Segmentation using Contour Detection:

Image segmentation using contour detection can be achieved in several steps:

Find the average pixel values and use this as the threshold to be used by Canny edge detection.
Apply dilation to the edges found by Canny edge detection.
Create contours of the detected edges.
Create an empty mask and draw the contours.
Apply this mask on the original image to black out irrelevant parts.

for i in images:
    #Image Segmentation using Contour Detection
    img = cv2.resize(i,(256,256))

    gray = cv2.cvtColor(img,cv2.COLOR_RGB2GRAY)
    _,thresh = cv2.threshold(gray, np.mean(gray), 255, cv2.THRESH_BINARY_INV)
    edges = cv2.dilate(cv2.Canny(thresh,0,255),None)

    ##Detecting and Drawing Contours

    cnt = sorted(cv2.findContours(edges, cv2.RETR_LIST, cv2.CHAIN_APPROX_SIMPLE)[-2], key=cv2.contourArea)[-1]
    mask = np.zeros((256,256), np.uint8)
    masked = cv2.drawContours(mask, [cnt],-1, 255, -1)

    ##Segmenting the Regions

    dst = cv2.bitwise_and(img, img, mask=mask)
    segmented = cv2.cvtColor(dst, cv2.COLOR_BGR2RGB)
    fig, ax = plt.subplots(1,2, figsize=(15,10))
    ax=ax.ravel()
    ax[0].imshow(i)
    ax[0].set_title("Original Image")
    ax[1].imshow(segmented)
    ax[1].set_title("Segmented Image with Contour Detection")
    plt.show()

Analysis:

With this technique, since we are applying a threshold and a mask, we lose many details of the image. In the sea creature image, we see that the whole background is omitted. That's because the background's intensity values look pretty uniformly distributed and probably were under the threshold value. In the second image, we have much more variety in the pixel intensities. Therefore, we were able to retain more details of the image. If the task at hand is to detect the object in the forefront and the background is fairly uniformly distributed, this technique could produce nice results. However, if the background is as busy as the object itself, we may want to try another method.

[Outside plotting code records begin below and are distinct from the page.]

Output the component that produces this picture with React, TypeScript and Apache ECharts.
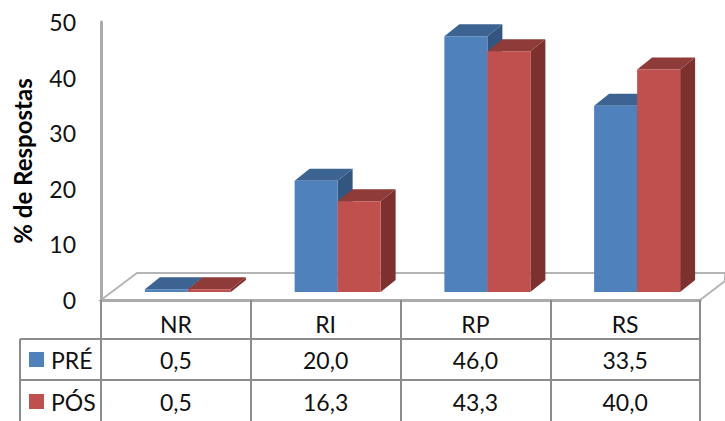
import React, { useEffect, useRef } from "react";
import * as echarts from "echarts";

const categories = ["NR", "RI", "RP", "RS"];
const preValues = [0.5, 20.0, 46.0, 33.5];
const posValues = [0.5, 16.3, 43.3, 40.0];
const preLabels = ["0,5", "20,0", "46,0", "33,5"];
const posLabels = ["0,5", "16,3", "43,3", "40,0"];

const FONT = "Lato, sans-serif";
const TEXT = "#111111";
const FS = 23;
const LEFT = 101, RIGHT = 700, TOP = 22, FLOOR = 300;
const BAND = (RIGHT - LEFT) / categories.length;
const LIFT = 8, DX = 15, DY = 12;
const LINE = "#8c8c8c";

function bar3d(x0: number, x1: number, colors: string[]) {
  return (params: any, api: any) => {
    const c = api.coord([api.value(0), api.value(1)]);
    const base = api.coord([api.value(0), 0]);
    const l = c[0] + x0, r = c[0] + x1;
    const t = c[1] - LIFT, b = base[1] - LIFT;
    return {
      type: "group",
      children: [
        { type: "polygon", shape: { points: [[r, t], [r + DX, t - DY], [r + DX, b - DY], [r, b]] }, style: { fill: colors[2] } },
        { type: "polygon", shape: { points: [[l, t], [l + DX, t - DY], [r + DX, t - DY], [r, t]] }, style: { fill: colors[1] } },
        { type: "rect", shape: { x: l, y: t, width: r - l, height: b - t }, style: { fill: colors[0] } },
      ],
    };
  };
}

function tableText(text: string, x: number, y: number, align = "center") {
  return { type: "text", x, y, z: 5, style: { text, fill: TEXT, font: `${FS}px ${FONT}`, textAlign: align, textVerticalAlign: "middle" } };
}
function tableLine(x1: number, y1: number, x2: number, y2: number, color = LINE, width = 2) {
  return { type: "line", z: 1, shape: { x1, y1, x2, y2 }, style: { stroke: color, lineWidth: width } };
}

export default function App() {
  const ref = useRef<HTMLDivElement>(null);
  useEffect(() => {
    const chart = echarts.init(ref.current!, undefined, { renderer: "svg" });
    chart.setOption({
      animation: false,
      backgroundColor: "#ffffff",
      grid: { left: LEFT, top: TOP, width: RIGHT - LEFT, height: FLOOR - TOP, outerBoundsMode: "none" },
      xAxis: {
        type: "category",
        data: categories,
        axisLine: { lineStyle: { color: "#ababab", width: 3 } },
        axisTick: { show: true, length: 121, lineStyle: { color: LINE, width: 2 } },
        axisLabel: { color: TEXT, fontFamily: FONT, fontSize: FS, margin: 12 },
      },
      yAxis: {
        type: "value",
        min: 0,
        max: 50,
        interval: 10,
        name: "% de Respostas",
        nameLocation: "middle",
        nameGap: 67,
        nameTextStyle: { color: "#000", fontFamily: FONT, fontSize: 24, fontWeight: "bold" },
        splitLine: { show: false },
        axisTick: { show: false },
        axisLine: { show: true, lineStyle: { color: "#ababab", width: 3 } },
        axisLabel: { color: TEXT, fontFamily: FONT, fontSize: FS, margin: 25 },
      },
      graphic: [
        { type: "polygon", z: 0, shape: { points: [[LEFT, FLOOR], [LEFT + 36, FLOOR - 27], [725, FLOOR - 27], [725, FLOOR - 19], [RIGHT, FLOOR]] }, style: { fill: "#fff", stroke: "#b5b5b5", lineWidth: 2 } },
        tableLine(20, 339, RIGHT, 339),
        tableLine(20, 380, RIGHT, 380),
        tableLine(20, 339, 20, 421),
        { type: "rect", z: 5, shape: { x: 29, y: 352, width: 15, height: 15 }, style: { fill: "#4F81BD" } },
        { type: "rect", z: 5, shape: { x: 29, y: 394, width: 15, height: 15 }, style: { fill: "#C0504D" } },
        tableText("PRÉ", 51, 360, "left"),
        tableText("PÓS", 51, 402, "left"),
        ...preLabels.map((t, i) => tableText(t, LEFT + BAND * (i + 0.5), 360)),
        ...posLabels.map((t, i) => tableText(t, LEFT + BAND * (i + 0.5), 402)),
      ],
      series: [
        {
          type: "custom",
          name: "PRÉ",
          z: 3,
          clip: false,
          data: preValues.map((v, i) => [i, v]),
          encode: { x: 0, y: 1 },
          renderItem: bar3d(-31, 12, ["#4F81BD", "#3C6391", "#325680"]),
        },
        {
          type: "custom",
          name: "PÓS",
          z: 4,
          clip: false,
          data: posValues.map((v, i) => [i, v]),
          encode: { x: 0, y: 1 },
          renderItem: bar3d(12, 55, ["#C0504D", "#8E3B39", "#7D302E"]),
        },
      ],
    });
    return () => chart.dispose();
  }, []);
  return <div ref={ref} style={{ position: "absolute", left: 0, top: 0, width: 725, height: 421 }} />;
}
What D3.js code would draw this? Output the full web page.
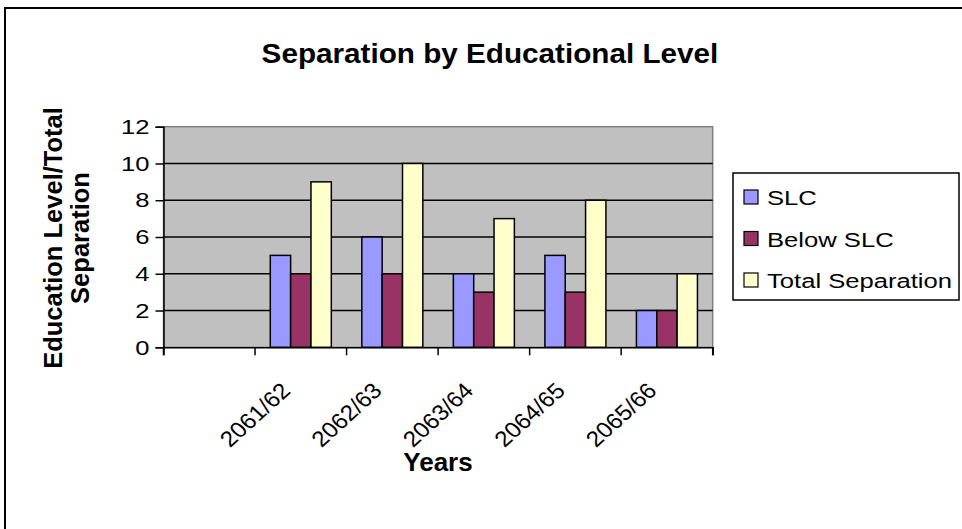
<!DOCTYPE html>
<html>
<head>
<meta charset="utf-8">
<script src="https://cdn.jsdelivr.net/npm/d3@7"></script>
<style>
  body { margin: 0; background: #fff; }
  text { font-family: "Liberation Sans", Arial, sans-serif; }
</style>
</head>
<body>
<script>
// data
var years = ["", "2061/62", "2062/63", "2063/64", "2064/65", "2065/66"];
var series = ["SLC", "Below SLC", "Total Separation"];
var slc = [null, 5, 6, 4, 5, 2];
var belowSlc = [null, 4, 4, 3, 3, 2];
var totalSep = [null, 9, 10, 7, 8, 4];
var yTicks = [0, 2, 4, 6, 8, 10, 12];
var colors = ["#9999FF", "#993366", "#FFFFCC"];

var width = 962, height = 529;
var plot = { left: 163.5, right: 712.7, top: 126.7, bottom: 347.3 };
var stretch = 1.22; // the source text is a bit wide

var svg = d3.select("body").append("svg")
    .attr("width", width)
    .attr("height", height);

// chart border (only left/top show in the frame)
svg.append("rect")
    .attr("x", 5).attr("y", 8)
    .attr("width", 1000).attr("height", 600)
    .attr("fill", "none").attr("stroke", "#000").attr("stroke-width", 2);

svg.append("text")
    .attr("x", 490).attr("y", 63)
    .attr("text-anchor", "middle")
    .attr("font-size", 28).attr("font-weight", "bold")
    .attr("transform", "translate(490,0) scale(1.06,1) translate(-490,0)")
    .text("Separation by Educational Level");

var x = d3.scaleBand()
    .domain(years)
    .range([plot.left, plot.right]);

var bw = x.bandwidth() / (series.length + 1.5);
var xs = d3.scaleBand()
    .domain(series)
    .range([(x.bandwidth() - bw * 3) / 2, (x.bandwidth() + bw * 3) / 2]);

var y = d3.scaleLinear()
    .domain([0, 12])
    .range([plot.bottom, plot.top]);

// plot area
svg.append("rect")
    .attr("x", plot.left).attr("y", plot.top)
    .attr("width", plot.right - plot.left).attr("height", plot.bottom - plot.top)
    .attr("fill", "#C0C0C0").attr("stroke", "#808080").attr("stroke-width", 1.5);

svg.append("g").selectAll("line")
    .data(yTicks.filter(function(d) { return d > 0 && d < 12; }))
    .enter().append("line")
    .attr("x1", plot.left).attr("x2", plot.right)
    .attr("y1", function(d) { return y(d); })
    .attr("y2", function(d) { return y(d); })
    .attr("stroke", "#000").attr("stroke-width", 1.5);

// bars
var rows = years.map(function(c, i) {
    return { year: c, values: [slc[i], belowSlc[i], totalSep[i]] };
});

var groups = svg.append("g").selectAll("g")
    .data(rows)
    .enter().append("g")
    .attr("transform", function(d) { return "translate(" + x(d.year) + ",0)"; });

groups.selectAll("rect")
    .data(function(d) {
        return d.values.map(function(v, j) { return { s: series[j], v: v, j: j }; })
            .filter(function(e) { return e.v != null; });
    })
    .enter().append("rect")
    .attr("x", function(d) { return xs(d.s); })
    .attr("width", bw)
    .attr("y", function(d) { return y(d.v); })
    .attr("height", function(d) { return y(0) - y(d.v); })
    .attr("fill", function(d) { return colors[d.j]; })
    .attr("stroke", "#000").attr("stroke-width", 1.5);

// axes
var yAxis = d3.axisLeft(y).tickValues(yTicks).tickSize(8);
var gy = svg.append("g")
    .attr("transform", "translate(" + plot.left + ",0)")
    .call(yAxis);
gy.attr("font-size", null).attr("font-family", null);
gy.selectAll("text")
    .attr("x", 0)
    .attr("transform", "translate(-14,0) scale(" + stretch + ",1)")
    .attr("font-size", 21).attr("fill", "#000");
gy.select(".domain").attr("stroke", "#000").attr("stroke-width", 1.5);
gy.selectAll(".tick line").attr("stroke", "#000").attr("stroke-width", 1.5);

var xAxis = d3.axisBottom(x).tickSize(8).tickFormat("");
var gx = svg.append("g")
    .attr("transform", "translate(0," + plot.bottom + ")")
    .call(xAxis);
gx.select(".domain").attr("stroke", "#000").attr("stroke-width", 1.5);
// ticks sit on band edges
gx.selectAll(".tick").remove();
gx.selectAll("line.edge")
    .data(years.concat(["end"]))
    .enter().append("line")
    .attr("x1", function(d, i) { return i < years.length ? x(d) : plot.right; })
    .attr("x2", function(d, i) { return i < years.length ? x(d) : plot.right; })
    .attr("y1", 0).attr("y2", 8)
    .attr("stroke", "#000").attr("stroke-width", 1.5);

svg.append("g").selectAll("text")
    .data(years.filter(function(d) { return d !== ""; }))
    .enter().append("text")
    .attr("transform", function(d) {
        return "translate(" + (x(d) + x.bandwidth() / 2 - 9) + ",392) scale(1.1,1) rotate(-45)";
    })
    .attr("text-anchor", "end")
    .attr("font-size", 22)
    .text(function(d) { return d; });

// axis titles
svg.append("text")
    .attr("x", 438).attr("y", 471)
    .attr("text-anchor", "middle")
    .attr("font-size", 26).attr("font-weight", "bold")
    .text("Years");

var yTitle = svg.append("text")
    .attr("transform", "translate(62,238) rotate(-90)")
    .attr("text-anchor", "middle")
    .attr("font-size", 25.5).attr("font-weight", "bold");
yTitle.append("tspan").attr("x", 0).attr("y", 0).text("Education Level/Total");
yTitle.append("tspan").attr("x", 0).attr("y", 27).text("Separation");

// legend
var legend = svg.append("g");
legend.append("rect")
    .attr("x", 733).attr("y", 173)
    .attr("width", 226).attr("height", 127)
    .attr("fill", "#fff").attr("stroke", "#000").attr("stroke-width", 1.5);

var item = legend.selectAll("g.item")
    .data(series)
    .enter().append("g")
    .attr("transform", function(d, i) { return "translate(744," + (197 + i * 41.5) + ")"; });
item.append("rect")
    .attr("x", 0).attr("y", -7)
    .attr("width", 14).attr("height", 14)
    .attr("fill", function(d, i) { return colors[i]; })
    .attr("stroke", "#000").attr("stroke-width", 1.2);
item.append("text")
    .attr("transform", "translate(23,8) scale(" + stretch + ",1)")
    .attr("font-size", 21)
    .text(function(d) { return d; });
</script>
</body>
</html>
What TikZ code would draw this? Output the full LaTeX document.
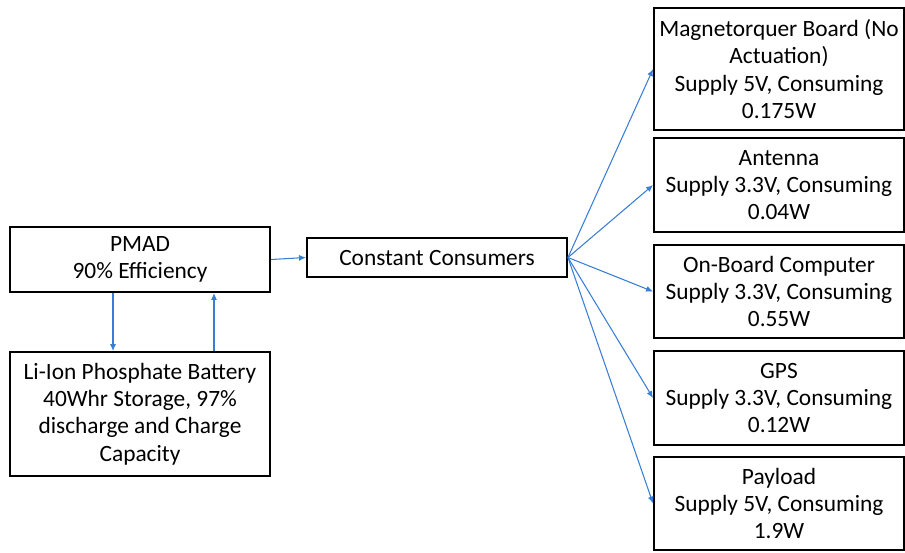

Segmentation using Thresholding:

In this method, we find the threshold using Otsu method. Apply this threshold to grayscaled image to create a mask. Finally, apply this mask to all channels of the original image.

#Image Segmentation using Thresholding
from skimage.filters import threshold_otsu
for i in images:
    ##Preprocessing the Image
    img_rgb=cv2.cvtColor(i,cv2.COLOR_BGR2RGB)
    img_gray=cv2.cvtColor(img_rgb,cv2.COLOR_RGB2GRAY)

    ##Segmentation Process
    def filter_image(image, mask):
        r = image[:,:,0] * mask
        g = image[:,:,1] * mask
        b = image[:,:,2] * mask
        return np.dstack([r,g,b])

    thresh = threshold_otsu(img_gray)
    img_otsu  = img_gray < thresh
    filtered = filter_image(i, img_otsu)
    fig, ax = plt.subplots(1,2, figsize=(15,10))
    ax=ax.ravel()
    ax[0].imshow(i)
    ax[0].set_title("Original Image")
    ax[1].imshow(filtered)
    ax[1].set_title("Segmented Image with Thresholding")
    plt.show()

Analysis:

Otsu threshold separates high and low intensity valued pixels. Therefore, as expected, high intensity pixels have been turned off in the resulting images. If the task requires us to segment high intensity pixels this would be a great choice.